Partners Virginia B. Flynn, Chad R. Fuller, and Alan D. Wingfield of Troutman Sanders LLP are mentioned in a March 22 Law360 article regarding the United States Supreme Court’s decision to grant review of PDR Network v. Carlton & Harris Chiropractic, a Telephone Consumer Protection Act class action.
PDR Network is a company that sells healthcare products to doctors and other healthcare providers and is known for publishing the Physicians’ Desk Reference, a popular reference book with information on various prescription drugs. Carlton & Harris Chiropractic is a West Virginia chiropractic office. In December 2013, PDR sent by fax to Carlton & Harris an advertisement for a free e-book version of the 2014 Physicians’ Desk Reference.

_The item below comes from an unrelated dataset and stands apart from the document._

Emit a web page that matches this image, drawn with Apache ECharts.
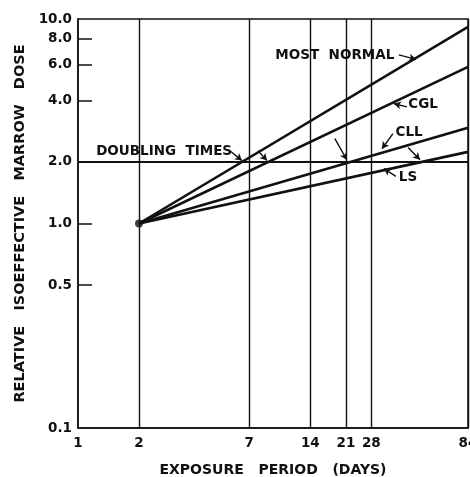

Carlton & Harris sued PDR in the Southern District of West Virginia for violation of the TCPA, which prohibits unsolicited advertisements sent to fax machines. Under the TCPA, a recipient of an unsolicited fax advertisement can sue the sender for damages and recover actual monetary loss or $500 in statutory damages for each violation. If a court finds the sender “willfully or knowingly violated” the TCPA, the recipient is entitled to triple damages.
PDR moved to dismiss the complaint, arguing the fax at issue did not constitute an advertisement as a matter of law since it did not offer a product or service for sale. The district court determined the fax was not an advertisement because PDR offered the e-book for free. Carlton & Harris argued the district court must, under the Hobbs Act, adopt the 2006 Order issued by the FCC, which offered interpretative guidance of the TCPA that would make “advertisements” encompass announcements of free products. Following the framework for deferring to administrative agencies, as set forth in Chevron USA v. NRDC, 467 U.S. 837 (1984), the Court refused to defer to the FCC’s interpretation of the TCPA since it believed the TCPA’s definition of “unsolicited advertising” was unambiguous. The district court conceded the Hobbs Act grants federal courts of appeals “exclusive jurisdiction” over challenges “to the validity of all final orders of the [FCC].” However, the district court determined that neither party was challenging the validity of the FCC order and thus retained jurisdiction. The district court granted PDR’s motion to dismiss, finding that while the plain meaning of the TCPA prohibits unsolicited faxes with a commercial purpose, it allows for the distribution of information regarding free goods or services.
Carlton & Harris appealed, arguing the Hobbs Act required the district court to defer to the FCC’s interpretation of the TCPA and that the district court erred when it held that a fax must contain a commercial aim to be considered an “advertisement.” Carlton & Harris contended the federal courts of appeals have exclusive jurisdiction over the validity of agency orders under the Hobbs Act. The United States Court of Appeals for the Fourth Circuit agreed and held the Hobbs Act limits district courts’ jurisdiction and bars them from interpreting agency orders. The Fourth Circuit reversed the district court’s decision because it should have deferred to the FCC’s interpretation of the TCPA.
The Fourth Circuit denied PDR Network’s request for further review. The Supreme Court granted PDR Network’s petition for a writ of certiorari on November 13, 2018. The question before the Supreme Court is whether the Hobbs Act required the district court in this case to accept the FCC’s legal interpretation of the TCPA. It would not be surprising if the justices’ questioning also touches on the deference and due process issues that will impact TCPA lawsuits, including any legal dispute that turns on statutory orders issued by a federal agency.
The Supreme Court’s decision will provide important guidance to the lower courts as to how much weight to give those prior FCC rules as well as new rules that are expected in the near future.
Troutman Sanders LLP will monitor the Supreme Court’s decision and the resulting impact on the TCPA.